Stop Building Delight Features. They’re Killing Your Product.

You’ve been told to delight your users. To surprise them with the handwritten note, the midnight “get some rest” pop-up, the feature they never knew they wanted. It’s the mantra of every product conference, every Medium post by growth gurus. And it’s a dangerous lie.

Look at the numbers. 80% of features built by product teams are used less than once a month. Most of those are “delight” features. Meanwhile, the boring, invisible basics — the ones that keep the product from failing — get neglected. And when a competitor ships a must-have that you overlooked, your users don’t leave because you didn’t delight them. They leave because you didn’t fix the thing that was actually breaking their day.

Customers leave over missing necessities, not missing frills.

Let’s get fundamental. Every product sits on a three-tiered pyramid. At the bottom are must-have needs: pay securely, receive the package on time, log in without errors. These are not praise magnets — they are negative list items. You fail one, you’re out. Satisfy all, and nobody thanks you. That’s the point: the absence of disaster is invisible.

Mid-tier are expected needs: faster delivery, better UI, smoother onboarding. This is the battlefield where competition plays out. Every incremental improvement here either wins or loses customers. Linear.

At the top are delight needs: the personalized video, the surprise upgrade, the Easter egg. Delight is a drug. The first hit is amazing. The third is expected. Within months, what once thrilled becomes table stakes. So you have to run faster and faster just to stay in the same place. Meanwhile, the baseline must-haves — the ones your competitors are quietly perfecting — are where real moats are built.

Ask yourself honestly: Have you ever allocated a sprint to “security improvements” only to be told “no one will notice”? Have you ever pushed a data reliability fix to the next quarter because the “fun” feature had a deadline? That’s how products die. Not with a bang, but with a slow bleed of trust.

Here’s a framework to stop the bleed. Three questions for every feature request, every roadmap item:

1. Would this get paid for when budgets are tight?
Don’t ask “would you pay?” — customers always say yes. Instead, force a choice: “You can have A or B, not both. Which one?” Watch where they point. If they pick the fix over the flourish, that fix is high-sequence.

2. What’s the cost of this problem staying unsolved?
Measure in time, money, frustration, missed opportunity. A CRM that loses a contact list costs a sales rep hours of manual work. A data backup failure can cost a company its existence. The louder the pain, the higher the sequence.
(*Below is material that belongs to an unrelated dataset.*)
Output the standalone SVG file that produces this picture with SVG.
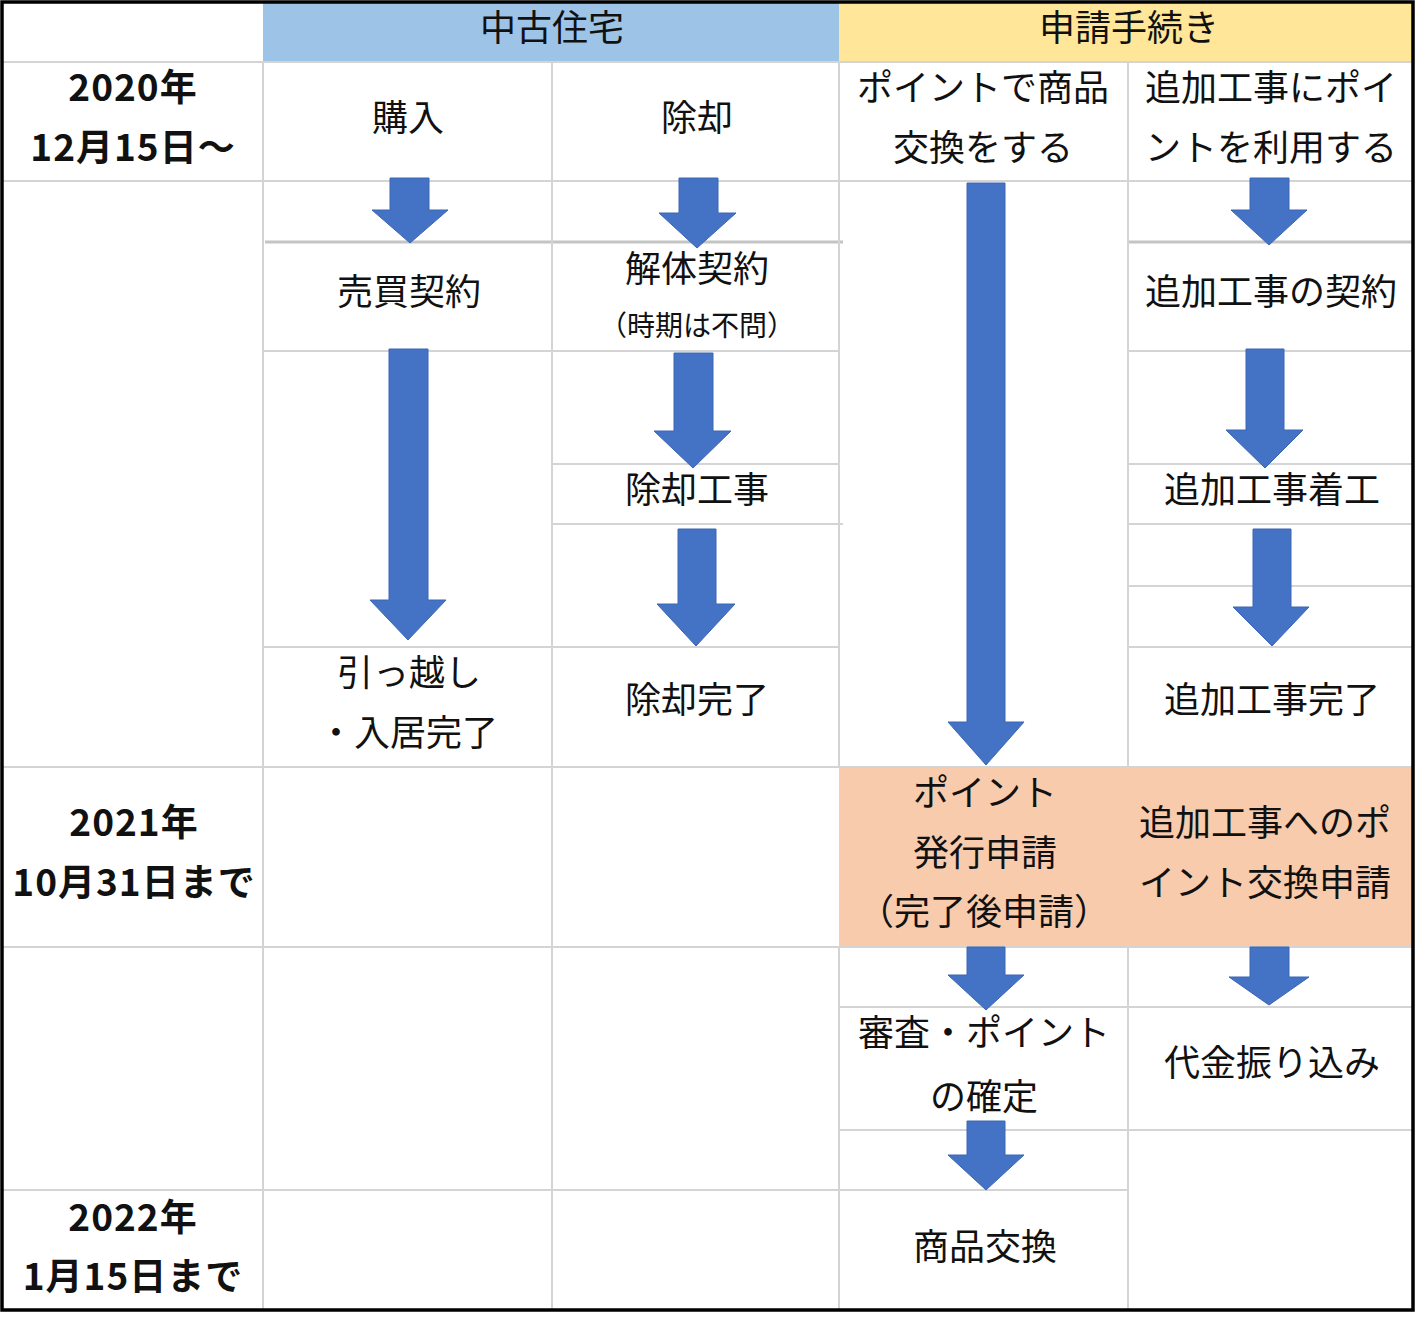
<svg xmlns="http://www.w3.org/2000/svg" width="1420" height="1317" viewBox="0 0 1420 1317">
<style>
.t{font-family:"Noto Sans CJK JP","Noto Sans CJK SC",sans-serif;font-size:36px;fill:#111;text-anchor:middle}
.s{font-size:28px}
.b{font-weight:bold;font-size:37px;letter-spacing:1px}
.g{stroke:#d4d4d4;stroke-width:2;fill:none}
.gd{stroke:#c4c4c4;stroke-width:3;fill:none}
.a{fill:#4472C4;stroke:#3b66b3;stroke-width:1}
</style>
<rect x="0" y="0" width="1420" height="1317" fill="#ffffff"/>
<g id="backgrounds">
<rect x="263" y="2" width="576" height="60" fill="#9DC3E6"/>
<rect x="839" y="2" width="574" height="60" fill="#FFE699"/>
<rect x="839" y="767" width="574" height="180" fill="#F8CBAD"/>
</g>
<g id="grid">
<path class="g" d="M2 62H1413M2 181H1413M263 351H839M1128 351H1413M552 464H839M1128 464H1413M552 524H843M1128 524H1413M1128 586H1413M263 647H839M1128 647H1413M2 767H1413M2 947H1413M839 1007H1413M839 1130H1413M2 1190H1128"/>
<path class="gd" d="M265 242H843M1128 242H1413"/>
<path class="g" d="M263 62V1310M552 62V1310M839 62V767M839 947V1310M1128 62V767M1128 947V1310"/>
</g>
<g id="header-chuko"><text class="t" x="552" y="41">中古住宅</text></g>
<g id="header-shinsei"><text class="t" x="1129" y="41">申請手続き</text></g>
<g id="date-2020"><text class="t b" x="133" y="101">2020年</text><text class="t b" x="133" y="161">12月15日〜</text></g>
<g id="date-2021"><text class="t b" x="134" y="836">2021年</text><text class="t b" x="134" y="896">10月31日まで</text></g>
<g id="date-2022"><text class="t b" x="133" y="1231">2022年</text><text class="t b" x="133" y="1290">1月15日まで</text></g>
<g id="node-konyu"><text class="t" x="408" y="131">購入</text></g>
<g id="node-baibai"><text class="t" x="409" y="305">売買契約</text></g>
<g id="node-hikkoshi"><text class="t" x="409" y="686">引っ越し</text><text class="t" x="408" y="746">・入居完了</text></g>
<g id="node-jokyaku"><text class="t" x="697" y="131">除却</text></g>
<g id="node-kaitai"><text class="t" x="697" y="282">解体契約</text><text class="t s" x="697" y="336">（時期は不問）</text></g>
<g id="node-jokyaku-koji"><text class="t" x="697" y="503">除却工事</text></g>
<g id="node-jokyaku-kanryo"><text class="t" x="697" y="713">除却完了</text></g>
<g id="node-point-shohin"><text class="t" x="983" y="101">ポイントで商品</text><text class="t" x="983" y="161">交換をする</text></g>
<g id="node-point-hakko"><text class="t" x="985" y="806">ポイント</text><text class="t" x="985" y="866">発行申請</text><text class="t" x="984" y="925">（完了後申請）</text></g>
<g id="node-shinsa"><text class="t" x="984" y="1046">審査・ポイント</text><text class="t" x="984" y="1110">の確定</text></g>
<g id="node-shohin-kokan"><text class="t" x="985" y="1260">商品交換</text></g>
<g id="node-tsuika-riyo"><text class="t" x="1271" y="101">追加工事にポイ</text><text class="t" x="1271" y="161">ントを利用する</text></g>
<g id="node-tsuika-keiyaku"><text class="t" x="1271" y="305">追加工事の契約</text></g>
<g id="node-tsuika-chakko"><text class="t" x="1272" y="503">追加工事着工</text></g>
<g id="node-tsuika-kanryo"><text class="t" x="1272" y="713">追加工事完了</text></g>
<g id="node-tsuika-shinsei"><text class="t" x="1265" y="836">追加工事へのポ</text><text class="t" x="1265" y="896">イント交換申請</text></g>
<g id="node-daikin"><text class="t" x="1272" y="1076">代金振り込み</text></g>
<g id="connectors">
<polygon class="a" points="390,178 429,178 429,210 448,210 410,243 372,210 390,210"/>
<polygon class="a" points="389,349 428,349 428,600 446,600 408,640 370,600 389,600"/>
<polygon class="a" points="679,178 718,178 718,213 736,213 697,248 659,213 679,213"/>
<polygon class="a" points="674,353 713,353 713,431 731,431 693,468 654,431 674,431"/>
<polygon class="a" points="678,529 716,529 716,604 735,604 696,646 657,604 678,604"/>
<polygon class="a" points="967,183 1005,183 1005,722 1024,722 986,765 948,722 967,722"/>
<polygon class="a" points="967,947 1005,947 1005,975 1024,975 986,1010 948,975 967,975"/>
<polygon class="a" points="967,1121 1005,1121 1005,1155 1024,1155 986,1190 948,1155 967,1155"/>
<polygon class="a" points="1250,178 1289,178 1289,210 1307,210 1269,245 1231,210 1250,210"/>
<polygon class="a" points="1246,349 1284,349 1284,430 1303,430 1265,468 1226,430 1246,430"/>
<polygon class="a" points="1253,529 1291,529 1291,607 1309,607 1272,646 1233,607 1253,607"/>
<polygon class="a" points="1250,947 1289,947 1289,977 1309,977 1269,1005 1229,977 1250,977"/>
</g>
<rect x="2" y="2" width="1411" height="1308" fill="none" stroke="#000" stroke-width="3.5"/>
</svg>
3. How painful is the current workaround?
Is your user glued to a spreadsheet, manually copying data between tools? Are they using email chains to manage approvals? The more absurdly manual the alternative, the more desperate the need. Your job is not to invent a need — it’s to replace a migraine.

When you apply these three filters, “delight” rarely ranks high. But fixing the sync error that crashes every Friday? That’s an instant top priority.

The best products I’ve seen don’t chase joy. They chase reliability. They make the boring things bulletproof. They treat the must-haves as competitive advantages rather than “just hygiene.” And they let delight emerge organically from a solid foundation — not from a feature factory that burns out teams building stuff nobody needs.

Your users don’t want to be delighted. They want to stop being annoyed. Give them that first. Everything else is icing on a cake that hasn’t been baked.

FAQ

Q: What’s the evidence that delight features don’t drive loyalty?

A: Multiple studies show 80%+ of features are rarely used. Net Promoter Score correlates more strongly with reliability than with delight. Companies that focused on “surprise and delight” often saw short-term buzz followed by churn when basics failed.

Q: Should I never build delightful features?

A: Not at all. But sequence them. Only invest in delight once your must-haves and expectations are superior to competitors. If your product fails at the basics, delight is just a distraction. Think of delight as the cherry on a sundae — useless if the ice cream is melted.

Q: What if my competitor builds a delight feature that gets all the press?

A: Let them. Press doesn’t equal retention. While they’re busy polishing the champagne glass, fix the leak in the roof. Over a 12-month cycle, customers who stay because you’re reliable will outnumber those who left because you weren’t shiny. The real moat is boring excellence.